Tuning is hard

I am committed to teaching my students something about the history of tuning in Western European music. I don’t expect them to retain any details or do any math, I just want them to know that the history exists. In preparation, I continue to refine my explanation of this history to myself.

Before the year 1400 or so, Western Europeans mainly tuned their instruments in three-limit just intonation, which they called Pythagorean tuning. (Don’t be fooled by the name; this system was in use in Mesopotamia centuries before the Greeks described it.) Three-limit just intonation is based on the first three harmonics of a vibrating string. Western Europeans really like the pitch ratios produced by these harmonics, as do people from many other cultures (though not all of them). In this post, I will explain why Europeans liked three-limit just intonation, why they nevertheless eventually abandoned it, and what came after.

Let’s start by imagining a guitar string tuned to middle C, and say that it vibrates at a frequency of one Hertz, one vibration cycle per second. (It doesn’t. Middle C’s frequency is 261.626 Hz, 261.626 vibration cycles per second. Multiply all the frequencies in this post by 261.626 if you want real-world numbers.) You can separate a string’s complicated vibration patterns into simple sine wave shaped oscillations called harmonics. Put another way, a string’s movement is the combination of its harmonics.

  • The string’s first harmonic (also known as its fundamental frequency) is its vibration along its entire length. When we say that a string is tuned to C at 1 Hz, we really mean that its first harmonic is a 1 Hz vibration.
  • The string’s second harmonic is its vibration in halves. Each half of the string vibrates twice as fast as the whole string. The second harmonic of C is a 2 Hz vibration, and it produces the pitch C an octave higher than the C at 1 Hz.

The image below shows spectrograms of a violin section playing C4 and C3. Each green peak is a harmonic. Western Europeans, like many (but not all) of the world’s people, consider notes an octave apart to be “the same” note.
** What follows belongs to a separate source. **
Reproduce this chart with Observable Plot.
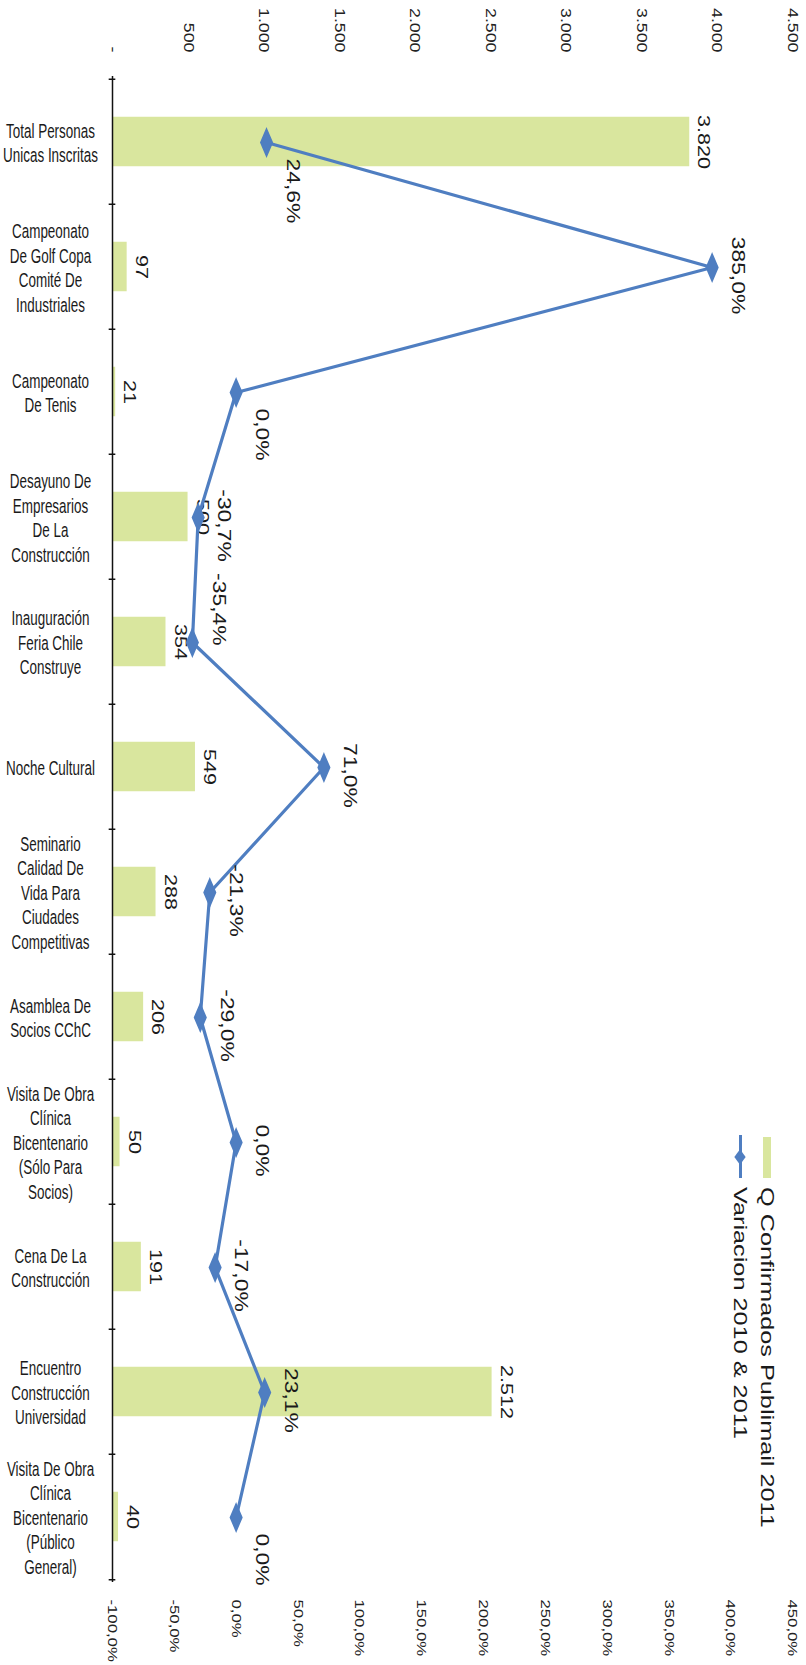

This is because all of the harmonics of the higher-octave note align with the even-numbered harmonics of the lower-octave note.

For tuning purposes, you can move notes up and down by octaves as much as you want, and it won’t make any difference. (It does make a difference! But not for the purposes of tuning.) You can move a note up an octave by doubling its fundamental frequency, and you can move it down an octave by halving its fundamental frequency.

Let’s move on.

  • The string’s third harmonic is its vibration in thirds. Each third of the string vibrates three times as fast as the whole string. The third harmonic of C is a 3 Hz vibration, and it produces the pitch G that’s a perfect fifth plus an octave higher than the C at 1 Hz.

Given some note, you can find the note that’s a perfect fifth higher like so: multiply the starting note’s fundamental frequency by three, and then divide by two so you keep everything in the same octave. Most people in the world really like the sound of perfect fifths. This is probably because the second, fourth, sixth and eighth harmonics of the higher note align with the third, sixth, ninth and twelfth harmonics of the lower note. That’s not as much alignment as you get in an octave, but it’s still enough to tell you that the two notes must be closely related.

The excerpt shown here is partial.